Band keren atau jelek tentu perkara preferensi personal. Pun tak boleh ada yang mempermasalahkan selera saya tentang sound yang busuk. Tapi, ketika dikaitkan dengan gender dari personilnya akan menjadi hal yang mutlak aneh bin nyeleneh. Seumur-umur, saya belum pernah membaca rentetan tulisan bagaimana seseorang mencoba menunjukkan kemampuan mereka dalam bermain musik sebagai lelaki.
Saya tak akan ambil pusing ketika ada yang mengomentari suara saya jelek di The Caroline’s. Jujur saja, suara saya jelek karena saya tak pandai bernyanyi dengan teknik olah suara, bukan karena saya seorang perempuan. Saya juga tidak merasa harus bisa falsetto untuk mengisi suara di sebuah band twee pop abal-abal. Teman-teman saya di The Caroline’s juga tampak tidak membahas seberapa jelek suara saya di band. Toh, awal kami membuat band ini atas nama kesenangan dan pertemanan. Ini mungkin terdengar seperti curhatan marah-marah yang panjang. Namun, saya juga tidak ingin terus-terusan dipertanyakan.
“Eh, gimana caranya personil perempuan bisa membuat karya di band ya?”
Sebuah pertanyaan yang benar-benar dilontarkan kepada saya beberapa waktu lalu.
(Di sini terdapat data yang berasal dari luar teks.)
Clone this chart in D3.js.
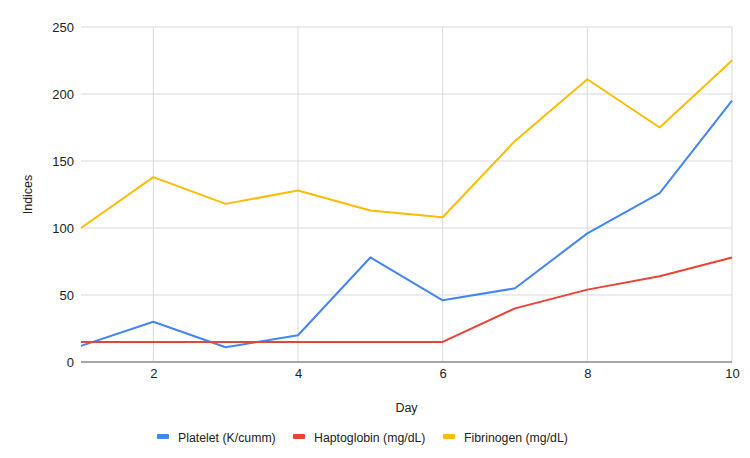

Saya yakin dia tidak bermaksud bersikap seksis. Mungkin dia hanya penasaran karena sudah lama tertimbun dan tidak muncul ke permukaan. Saya menjawab ngeband ya ngeband saja. Tidak ada yang membedakan saya, sebagai perempuan, dengan gender lainnya untuk bernyanyi. Kita sama-sama membuka mulut dan mengeluarkan suara. Tulis lirik ya tulis saja pakai tangan.
Apakah personil perempuan kalau memetik gitar dan membetot bass tidak pakai jari? Atau jangan-jangan ada yang berpikir kalau personil perempuan menginjak pedal efek menggunakan khodam?
Baik perempuan atau lelaki yang memiliki band juga melakukan hal yang sama. Dengan senang hati menulis lirik, membuat musik, dan datang ke studio untuk mengulik. Sama-sama melakukannya atas dasar kesenangan.
And just let us be.
Maka dari itu, saran saya, biasa saja kalau melihat perempuan di gig yang kalian datangi. Kami hanya ingin bersenang-senang dan tak ada urusan untuk jadi pemanis di matamu, cok!